I know many a business owner who has treated employees terribly. Thankfully, in my first post-secondary employment, I had an excellent business role model: my father. He treated his employees exceptionally well, instituting a very lucrative profit-sharing program that paid every three months, among other perks. His employees understood the value of working together for a common goal of getting the product out the door.
That’s the key, really. My father understood that if his employees felt that they were a part of growing the company, that they were an integral part of it’s profitability, then they would work twice as hard for him. People will bend over backwards to work for you if they feel respected, appreciated, and that their time is worth as much as yours.
Many managers and business owners forget that in order to remain at the top of the heap, they require a solid, trusted, hardworking base; without that base, there is no heap to top. The very foundation of a business is the workers who do the every-day work: sewing shirts, swinging hammers, typing letters.

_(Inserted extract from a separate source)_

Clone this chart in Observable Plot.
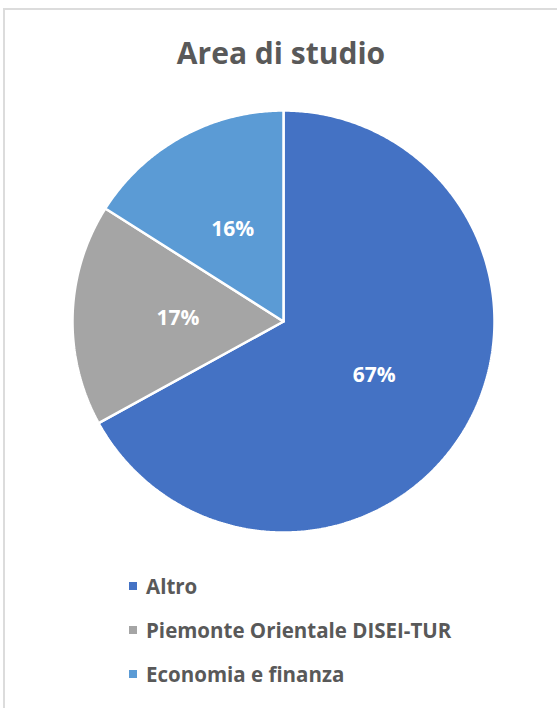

If a product is sold, someone has to make it; if no one makes it, there is no product to sell.
A good manager knows all of this, and not only has the best interests of the company in mind but also those of the employees. Contrary to popular belief, the two are not mutually exclusive!
Encouraging, and modelling, teamwork is as vital as a manager’s ability to accept responsibility for an issue and to rectify it without placing blame or pointing fingers. It does nobody any good to do either of those things. It demotivates an employee when they feel that their manager is quick to assign blame when things go wrong. A good manager accepts that a mistake happened and guides the employee or the team toward a solution, and away from dwelling on mistakes and who did them.
You’ve been an employee. Now you’re the boss. It’s up to you which one you want to be.